The only source of comfort in these troubling times is perhaps the fact that the situation in India isn’t as bad as in Pakistan, whose population is mostly built up of Muslims. In Pakistan, ethnic violence, with regards to Hindus is horrific: rising homegrown extremism often persecute Hindus, Christians, etc. in the country; the West has repeatedly accused Pakistan of supporting the Taliban, an extremist political movement headquartered in Pakistan but the state does nothing but deny involvement. Intolerance and awful prejudice towards Hindus in Pakistan is a reality in Pakistan and it’s particularly widespread – they are often called ‘miserly’. Perhaps this intolerance towards Hindus (in Pakistan) should be looked upon as a lesson on how much a South Asian country can really deteriorate. Meanwhile, the harmonity with which Hindus and Muslims exist in Bangladesh is a part of the nation’s societal fabric: Hindus (in Bangladesh) practice much of the religious customs of Hindus in West Bengal (in India), which aren’t very much different from the religious practices of Hindus across India.
In recent times, it is often a common sight to find the British Raj criticized heavily because of it’s colonial past in India (and Bangladesh). The criticism has been very unjust and wrong because there is no need to have a heightened response to the legacy that the Raj left in those two countries only because what the British Raj did was something that is so rarely visible in the region: in the middle of bad democracy and even worse governance, filled with extreme poverty and mass corruption, there is also the “positive colonization legacy” left by the Raj. The Raj, is an inherently foreign colonial power – it is a power that is largely external to the whole Indian environment and yet the Raj managed to conquer India and rule when so few can even govern appropriately today. It’s indeed a remarkable question of how few can effectively rule India as the Raj did, or even how governance fares for other countries in the Indian subcontinent in comparison to the Raj’s in decades past, in both India and Bangladesh? Naturally, both India and Bangladesh’s former ruler, the British Raj led a flawed democratic project, which bred poverty but that is simply bad governance and nothing else.
If it is in India and Bangladesh’s history that the British Raj colonized the two states (and the Raj was a rather mighty and very lengthy ruler, it’s important to add) why should the British Raj be treated any differently from other former rulers of India, from Indira Gandhi to Manmohan Singh? It shouldn’t because that would most certainly be a grave wrong to the legacy of the Raj in the Indian subcontinent. There have been outrageous claims made too that the United Kingdom should consider apologizing to India for having colonized India, but for what? Naturally, India was made to look like a very grand state in response to it because the conclusion was derived that the reason why India does not really need to ask for an apology from the United Kingdom is because India is filled with so much goodness and has such pompous (and well-calculated) localized faith in becoming a great force in the world. What is hard to understand is why this illiterate point of view even prevails in India? The British Empire (of which the British Raj is a faction of) had also colonized Sri Lanka and even gave it the title ‘British Ceylon’.

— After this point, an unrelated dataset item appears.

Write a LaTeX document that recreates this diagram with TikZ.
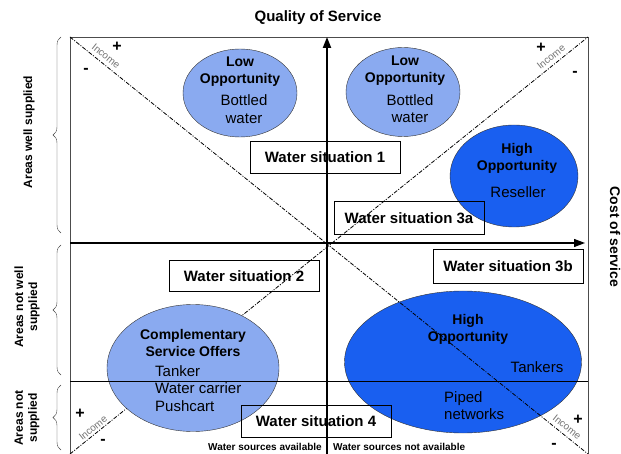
\documentclass[tikz,border=0pt]{standalone}
\usepackage{fontspec}
\setmainfont{Liberation Sans}
\usetikzlibrary{positioning,arrows.meta,decorations.pathreplacing,shapes.geometric}

\definecolor{lightblue}{RGB}{138,170,240}
\definecolor{deepblue}{RGB}{25,95,240}

\begin{document}
\begin{tikzpicture}[
  x=1pt, y=-1pt,
  vaxis/.style={line width=2pt, -{Triangle[length=11pt,width=8pt]}},
  haxis/.style={line width=1.2pt, -{Triangle[length=11pt,width=8pt]}},
  diag/.style={line width=0.8pt, dash pattern=on 4pt off 1.5pt on 1pt off 1.5pt},
  lowopp/.style={ellipse, draw=black!80, fill=lightblue, inner sep=0pt},
  highopp/.style={ellipse, draw=black!80, fill=deepblue, inner sep=0pt},
  sitbox/.style={draw, line width=0.8pt, minimum width=150pt, minimum height=32pt,
    font=\fontsize{15}{18}\selectfont\bfseries},
  oppname/.style={font=\fontsize{14}{17}\selectfont\bfseries, align=center, inner sep=0pt},
  offer/.style={font=\fontsize{15}{17.5}\selectfont, inner sep=0pt},
  sign/.style={font=\fontsize{16}{16}\selectfont\bfseries, inner sep=0pt},
  income/.style={font=\fontsize{10}{10}\selectfont, text=black!55, inner sep=0pt},
  region/.style={font=\fontsize{12}{14}\selectfont\bfseries, rotate=90, align=center},
  srclbl/.style={font=\fontsize{10}{10}\selectfont\bfseries, inner sep=0pt},
  bracket/.style={decorate, decoration={brace, amplitude=8pt}, black!75}
]
  \useasboundingbox (0,0) rectangle (621,454);

  % frame corners and axis ends
  \coordinate (tl) at (70,37);
  \coordinate (tr) at (588,37);
  \coordinate (bl) at (70,454);
  \coordinate (br) at (588,454);
  \coordinate (qtop) at (327,37);
  \coordinate (qbot) at (327,454);
  \coordinate (cleft) at (70,243);
  \coordinate (cright) at (585,243);
  \coordinate (sleft) at (70,381);
  \coordinate (sright) at (588,381);

  \draw [black!70] (bl) -- (tl) -- (tr) -- (br);
  \draw [diag] (bl) -- (tr);

  % opportunities
  \node (lo1) [lowopp, minimum width=114pt, minimum height=88pt] at (240,93) {};
  \node (lo2) [lowopp, minimum width=114pt, minimum height=89pt] at (403,92) {};
  \node (hi1) [highopp, minimum width=128pt, minimum height=102pt] at (514,176) {};
  \node (cso) [lowopp, minimum width=172pt, minimum height=127pt] at (193,368) {};
  \node (hi2) [highopp, minimum width=237pt, minimum height=142pt] at (463,362) {};

  \draw (sleft) -- (sright);
  \draw [diag] (tl) -- (br);

  \draw [vaxis] (qbot) -- (qtop);
  \draw [haxis] (cleft) -- (cright);

  \node (lo1t) [oppname] at (240,71.5) {Low\\Opportunity};
  \node (lo1o) [offer, align=center] at (244,109) {Bottled\\water};
  \node (lo2t) [oppname] at (405,70.5) {Low\\Opportunity};
  \node (lo2o) [offer, align=center] at (410,108.5) {Bottled\\water};
  \node (hi1t) [oppname] at (517,158) {High\\Opportunity};
  \node (hi1o) [offer] at (518,192) {Reseller};
  \node (csot) [oppname] at (193,342.5) {Complementary\\Service Offers};
  \node (csoo) [offer, align=left, anchor=west] at (155,388.5) {Tanker\\Water carrier\\Pushcart};
  \node (hi2t) [oppname] at (468,329.5) {High\\Opportunity};
  \node (hi2a) [offer] at (537,367) {Tankers};
  \node (hi2o) [offer, align=left, anchor=west] at (444,405.5) {Piped\\networks};

  % water situations
  \node (ws1) [sitbox] at (325,157) {Water situation 1};
  \node (ws3a) [sitbox, minimum height=33pt] at (409,218) {Water situation 3a};
  \node (ws2) [sitbox, minimum height=31pt] at (244,276) {Water situation 2};
  \node (ws3b) [sitbox, minimum height=34pt] at (508,266) {Water situation 3b};
  \node (ws4) [sitbox] at (316,421) {Water situation 4};

  % income along the diagonals
  \node (inctl) [income, rotate=-38.8] at (106,56) {Income};
  \node (inctr) [income, rotate=38.8] at (551,57) {Income};
  \node (incbl) [income, rotate=38.8] at (93,428) {Income};
  \node (incbr) [income, rotate=-38.8] at (567,427) {Income};
  \node [sign] at (117,47) {+};
  \node [sign] at (86,71) {-};
  \node [sign] at (541,48) {+};
  \node [sign] at (575,74) {-};
  \node [sign] at (80,414) {+};
  \node [sign] at (103,442) {-};
  \node [sign] at (578,420) {+};
  \node [sign] at (554,446) {-};

  % axis titles
  \node (qos) [font=\fontsize{15}{18}\selectfont\bfseries] at (318,18) {Quality of Service};
  \node (cos) [font=\fontsize{14}{17}\selectfont\bfseries, rotate=-90] at (615,237) {Cost of service};

  \coordinate (src) at (327,447);
  \node (avail) [srclbl, left=5pt of src] {Water sources available};
  \node (navail) [srclbl, right=6pt of src] {Water sources not available};

  % supply areas
  \draw [bracket] (61,233) -- (61,37);
  \draw [bracket] (61,375) -- (61,245);
  \draw [bracket] (61,450) -- (61,385);
  \node (well) [region] at (29,132) {Areas well supplied};
  \node (notwell) [region] at (27,307) {Areas not well\\supplied};
  \node (notsup) [region] at (27,418) {Areas not\\supplied};

\end{tikzpicture}
\end{document}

British Ceylon began as a protectorate so it wouldn’t be tough to connect the dots there that the colony had different roots or different beginnings from India and Bangladesh – these two states began as proper colonies and nothing else. So, arguably, India and Bangladesh are real colonies of the British Raj. In today’s times, the Human Development Index for Sri Lanka is always so much higher than India’s. Since 2010, in fact, Sri Lanka is developing better than India but how is that possible because Sri Lanka is India’s neighbour and a part of the Indian subcontinent, in the end? Sri Lanka, at the moment has high human development, whereas both India and Bangladesh have medium human development. If the British Empire or the British Raj really had made India so poor that an apology should be due by the United Kingdom for it’s colonial legacy in the state, how is Sri Lanka doing so much better for it’s human capital? It cannot, under any circumstance, be assumed that British Ceylon did not suffer because of the United Kingdom’s colonization legacy. Arguably, Ceylon had become the richest state in the region because of certain plantations but Ceylon wasn’t happy with the British, even then.
Just because the British had founded the plantations in Ceylon that still exists today, doesn’t mean that Sri Lanka is still profiting from it. The only argument that can exist in it’s favour is that Sri Lanka might be profiting in the sense that the plantation was founded by the British, as in the plantations had those roots but the whole trade now is entirely an independent venture. So the British had in reality only made it ‘possible’ for Sri Lanka to profit from tea plantations but the whole tea plantation trade-work responsible in Sri Lanka now, which is a beneficial point, is singularly a Sri Lankan effort and nothing else. It is not possible to imagine that Sri Lanka can still be benefiting from those roots of the plantations and doing so well economically simply because it is in the fabrics of their history. India, it is already wrongfully claimed, is still poor because of the horrendous British (Raj) ruling in the state (for which an apology should be in order) but then that argument cannot be stretched and applied in another direction for Sri Lanka too; the mere roots of tea plantations (laid down by the British) is not acting as a profiting venture for Sri Lanka in today’s times, at all.
Colonized India, meanwhile, had many problems of its own like India today: India is, at first, always a challenge to govern, and then because of the British Raj, India (and Bangladesh) experienced the Great Depression (along with the rest of the world), and naturally the British Raj at the time had formulated poor policy responses to all the economic problems that had surfaced in India. But should the United Kingdom apologize to India for it? I don’t think so. It is high time that the understanding prevails that the British Raj should be freely criticized like any other governing power of India. Why does there need to be an apology for it because a former governing power may make it’s own mistakes, whether or not it is colonial, can it not? I have never seen such a point of view flung towards one of the most catastrophic mistakes in Indian history, made by Indira Gandhi during her rule – there is most definitely an Indian hypocrisy at play here. The British Raj, should be constructively criticized but it is still a good and grand force in the world and it’s legacy in India and Bangladesh, should not be treated any differently from local powers.